President Obama's rhetoric has moderated, even if his policies and practices have not. Among Republicans, voices of moderation are warning that the party cannot win elections without having a "big tent" and reaching out to Hispanics, for example. Recently, talk show host Michael Medved has suggested that Rush Limbaugh and Sarah Palin should moderate their attacks on Obama.

Moderation is fine-- if it is not carried to extremes. But some moderates seem to think that it is always a good thing to tone down your words. Yet history shows that muffling your message can mean forfeiting many a battle to extremists.

No one has had more of a mixed and muffled message than Senator John McCain, which is why Barack Obama is President of the United States.

Republican moderates warn their fellow Republicans that they need to move away from the Ronald Reagan approach, in order to attract a wider range of voters. But Ronald Reagan won two consecutive landslide elections-- and he couldn't have done that if the only people who voted for him were dedicated conservatives.

What Reagan had was a clear, coherent and believable message. Even voters who did not agree with him 100 percent could respect that and prefer it to the alternative.

He didn't have to offer earmarked goodies to each special group, in order to get their votes. Pandering can gain you some votes but lose you many others.

After the tragic murders and attempted murders in Tucson, some Democrats and the media have promoted the notion that sharp political criticism somehow provoked the shootings. There is not a speck of evidence to support that notion.

Such evidence as there is points in the opposite direction, because the individual charged with the crime did not follow talk radio or Sarah Palin.

This same political game was played after the assassination of President John F. Kennedy, which was blamed on the "hostile" conservative atmosphere in Dallas. But the atmosphere in Dallas did not kill JFK. A bullet from a far-left kook killed him.

The criticism-causes-violence notion plays right into the hands of those Democrats who have done outrageous things in Washington, and who now insulate themselves from the outrage they provoked by equating strong criticism with fomenting violence.

Apparently some moderate Republicans don't realize that you can't buy your opponents' assumptions and then try to oppose the conclusions that follow.

Conservative talk-show host Michael Medved recently criticized Sarah Palin, Rush Limbaugh and Dinesh D'Souza for depicting Barack Obama as someone who does not love this country, and who is deliberately doing things to undermine it, at home and abroad. Medved declared, "it's particularly unhelpful to focus on alleged bad intentions and rotten character when every survey shows more favorable views of his personality and policies."

Are public opinion polls the way to determine the truth? If so, we can all outsource our thinking to Gallup and Zogby.

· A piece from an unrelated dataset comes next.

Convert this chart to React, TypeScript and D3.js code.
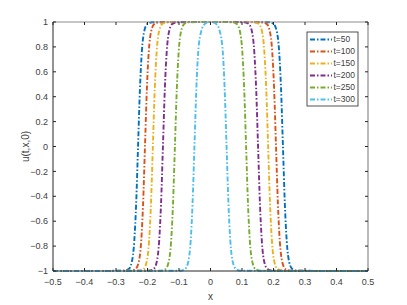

Michael Medved also cites other presidents of the past, whose errors or even sins did not mean that they were unpatriotic. But does anyone seriously believe that this tells us anything about Barack Obama, one way or the other?

Like some others, Michael Medved seems to think that Obama's pragmatic desire to be re-elected means that he is not an ideological extremist. But Hitler and Stalin were pragmatic and that did not stop them from being extremists.

Finally, there is the argument that Republicans will have a harder time winning the next election if they are "perceived as running against the presidency." But Rush Limbaugh and Dinesh D'Souza are not running for office, and it is not certain that Sarah Palin will be either.

And nobody is running against "the presidency." They will be running against Barack Obama.

Are we not to consider a possibility with deep and painful implications for the future of this nation, for such feeble reasons as these? Or just because moderation is a Good Thing?